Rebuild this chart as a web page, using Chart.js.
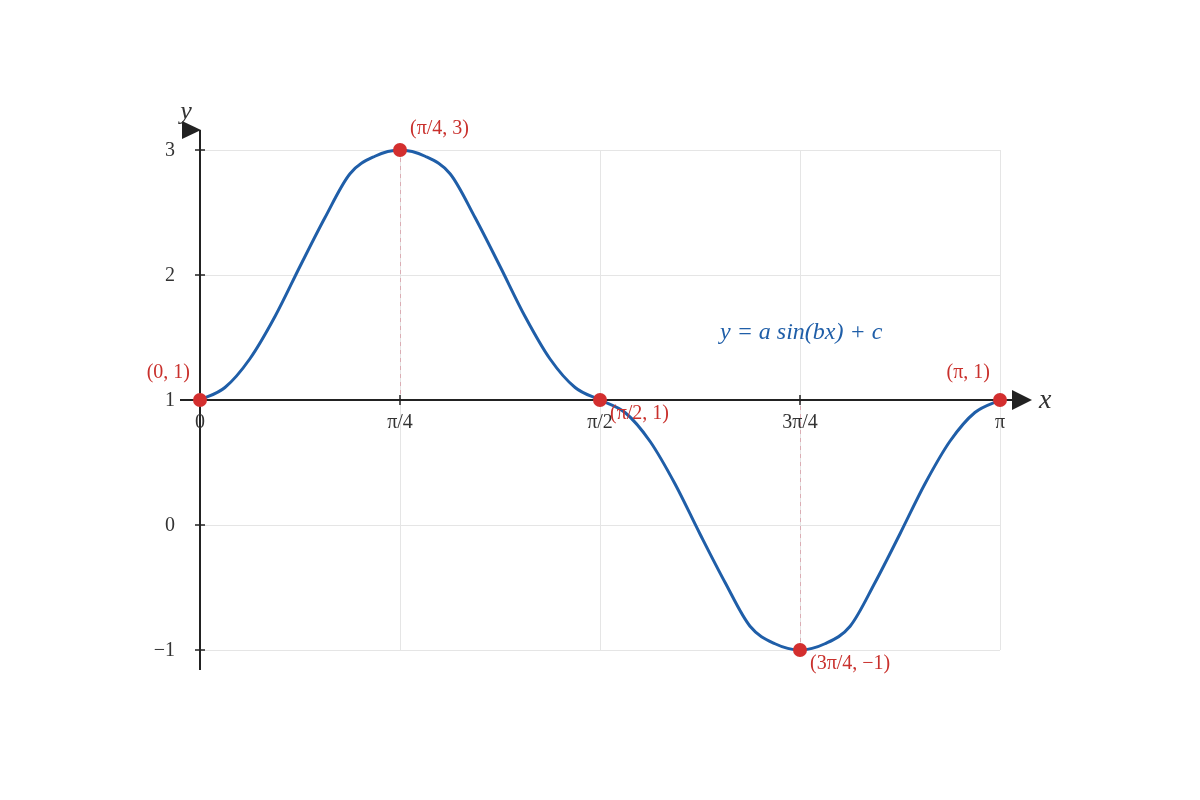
<!DOCTYPE html>
<html>
<head>
<meta charset="utf-8">
<script src="https://cdn.jsdelivr.net/npm/chart.js@4.4.1/dist/chart.umd.min.js"></script>
<style>
  html, body { margin: 0; padding: 0; background: #fff; }
  #wrap { width: 1200px; height: 800px; }
</style>
</head>
<body>
<div id="wrap"><canvas id="chart" width="1200" height="800"></canvas></div>
<script>
const PI = Math.PI;

// curve, one sample every pi/32
const curveX = [0, 0.098, 0.196, 0.295, 0.393, 0.491, 0.589, 0.687, 0.785,
                0.884, 0.982, 1.080, 1.178, 1.276, 1.374, 1.473, 1.571,
                1.669, 1.767, 1.865, 1.963, 2.062, 2.160, 2.258, 2.356,
                2.454, 2.553, 2.651, 2.749, 2.847, 2.945, 3.043, 3.142];
const curveY = [1, 1.10, 1.33, 1.67, 2.07, 2.46, 2.81, 2.95, 3,
                2.95, 2.81, 2.46, 2.07, 1.67, 1.33, 1.10, 1,
                0.90, 0.67, 0.33, -0.07, -0.46, -0.81, -0.95, -1,
                -0.95, -0.81, -0.46, -0.07, 0.33, 0.67, 0.90, 1];

// marked points
const keyX = [0, PI / 4, PI / 2, 3 * PI / 4, PI];
const keyY = [1, 3, 1, -1, 1];
const keyLabels = ['(0, 1)', '(π/4, 3)', '(π/2, 1)', '(3π/4, −1)', '(π, 1)'];

// axis ticks
const xTickValues = [0, PI / 4, PI / 2, 3 * PI / 4, PI];
const xTickLabels = ['0', 'π/4', 'π/2', '3π/4', 'π'];
const yTickValues = [-1, 0, 1, 2, 3];
const yTickLabels = ['−1', '0', '1', '2', '3'];

const equationText = 'y = a sin(bx) + c';

const SERIF = '"Liberation Serif", "DejaVu Serif", serif';
const BLUE = '#1f5ea8';
const RED = '#d32f2f';
const LABEL_RED = '#c9302c';
const AXIS = '#222';

// where each point label sits relative to its point
const labelPlacement = [
    { dx: -10, dy: -27, align: 'right' },
    { dx: 10, dy: -21, align: 'left' },
    { dx: 10, dy: 14, align: 'left' },
    { dx: 10, dy: 14, align: 'left' },
    { dx: -10, dy: -27, align: 'right' }
];

const axesPlugin = {
    id: 'mathAxes',
    beforeDatasetsDraw(chart) {
        const { ctx, chartArea: a, scales: { x, y } } = chart;
        const y1 = y.getPixelForValue(1);
        const x0 = x.getPixelForValue(0);
        ctx.save();

        // grid
        ctx.strokeStyle = '#e5e5e5';
        ctx.lineWidth = 1;
        yTickValues.forEach(v => {
            if (v === 1) return;
            const py = Math.round(y.getPixelForValue(v)) + 0.5;
            ctx.beginPath();
            ctx.moveTo(a.left, py);
            ctx.lineTo(a.right, py);
            ctx.stroke();
        });
        xTickValues.forEach(v => {
            if (v === 0) return;
            const px = Math.round(x.getPixelForValue(v)) + 0.5;
            ctx.beginPath();
            ctx.moveTo(px, a.top);
            ctx.lineTo(px, a.bottom);
            ctx.stroke();
        });

        // dashed drops from the peak and trough
        ctx.strokeStyle = 'rgba(200, 70, 90, 0.35)';
        ctx.setLineDash([4, 4]);
        [1, 3].forEach(i => {
            const px = Math.round(x.getPixelForValue(keyX[i])) + 0.5;
            ctx.beginPath();
            ctx.moveTo(px, y.getPixelForValue(keyY[i]));
            ctx.lineTo(px, y1);
            ctx.stroke();
        });
        ctx.setLineDash([]);

        // axes
        ctx.strokeStyle = AXIS;
        ctx.fillStyle = AXIS;
        ctx.lineWidth = 2;
        ctx.beginPath();
        ctx.moveTo(a.left - 20, y1);
        ctx.lineTo(a.right + 14, y1);
        ctx.moveTo(x0, a.bottom + 20);
        ctx.lineTo(x0, a.top - 20);
        ctx.stroke();

        ctx.beginPath();
        ctx.moveTo(a.right + 12, y1 - 10);
        ctx.lineTo(a.right + 32, y1);
        ctx.lineTo(a.right + 12, y1 + 10);
        ctx.closePath();
        ctx.fill();

        ctx.beginPath();
        ctx.moveTo(x0 - 18, a.top - 29);
        ctx.lineTo(x0 + 1, a.top - 20);
        ctx.lineTo(x0 - 18, a.top - 11);
        ctx.closePath();
        ctx.fill();

        // tick marks
        ctx.lineWidth = 1.5;
        ctx.beginPath();
        yTickValues.forEach(v => {
            const py = y.getPixelForValue(v);
            ctx.moveTo(x0 - 5, py);
            ctx.lineTo(x0 + 5, py);
        });
        xTickValues.slice(1, -1).forEach(v => {
            const px = x.getPixelForValue(v);
            ctx.moveTo(px, y1 - 5);
            ctx.lineTo(px, y1 + 5);
        });
        ctx.stroke();

        // tick labels
        ctx.fillStyle = '#333';
        ctx.font = '20px ' + SERIF;
        ctx.textBaseline = 'middle';
        ctx.textAlign = 'right';
        yTickValues.forEach((v, i) => {
            ctx.fillText(yTickLabels[i], x0 - 25, y.getPixelForValue(v) + 1);
        });
        ctx.textAlign = 'center';
        xTickValues.forEach((v, i) => {
            ctx.fillText(xTickLabels[i], x.getPixelForValue(v), y1 + 23);
        });

        // axis names
        ctx.fillStyle = '#333';
        ctx.font = 'italic 28px ' + SERIF;
        ctx.textAlign = 'left';
        ctx.fillText('x', a.right + 39, y1 + 1);
        ctx.font = 'italic 26px ' + SERIF;
        ctx.textAlign = 'center';
        ctx.fillText('y', x0 - 14, a.top - 38);
        ctx.restore();
    },
    afterDatasetsDraw(chart) {
        const { ctx, scales: { x, y } } = chart;
        ctx.save();
        ctx.font = '20px ' + SERIF;
        ctx.fillStyle = LABEL_RED;
        ctx.textBaseline = 'middle';
        keyLabels.forEach((t, i) => {
            const p = labelPlacement[i];
            ctx.textAlign = p.align;
            ctx.fillText(t, x.getPixelForValue(keyX[i]) + p.dx, y.getPixelForValue(keyY[i]) + p.dy);
        });

        ctx.fillStyle = BLUE;
        ctx.font = 'italic 24px ' + SERIF;
        ctx.textAlign = 'left';
        ctx.fillText(equationText, 720, 333);
        ctx.restore();
    }
};

new Chart(document.getElementById('chart'), {
    type: 'scatter',
    data: {
        datasets: [
            {
                label: 'curve',
                data: curveX.map((v, i) => ({ x: v, y: curveY[i] })),
                showLine: true,
                borderColor: BLUE,
                borderWidth: 3,
                pointRadius: 0,
                cubicInterpolationMode: 'monotone',
                clip: false,
                order: 2
            },
            {
                label: 'points',
                data: keyX.map((v, i) => ({ x: v, y: keyY[i] })),
                pointRadius: 7,
                pointBackgroundColor: RED,
                pointBorderWidth: 0,
                clip: false,
                order: 1
            }
        ]
    },
    options: {
        responsive: false,
        animation: false,
        devicePixelRatio: 1,
        layout: { padding: { left: 200, right: 200, top: 150, bottom: 150 } },
        plugins: {
            legend: { display: false },
            tooltip: { enabled: false }
        },
        scales: {
            x: { type: 'linear', min: 0, max: PI, display: false },
            y: { type: 'linear', min: -1, max: 3, display: false }
        }
    },
    plugins: [axesPlugin]
});
</script>
</body>
</html>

┄┄┄┄┄┄

Quote, please, every line of the material above from its start through the line that has "const PI = Math.PI;", reproducing the words exactly and dropping any images.

Rebuild this chart as a web page, using Chart.js.
<!DOCTYPE html>
<html>
<head>
<meta charset="utf-8">
<script src="https://cdn.jsdelivr.net/npm/chart.js@4.4.1/dist/chart.umd.min.js"></script>
<style>
  html, body { margin: 0; padding: 0; background: #fff; }
  #wrap { width: 1200px; height: 800px; }
</style>
</head>
<body>
<div id="wrap"><canvas id="chart" width="1200" height="800"></canvas></div>
<script>
const PI = Math.PI;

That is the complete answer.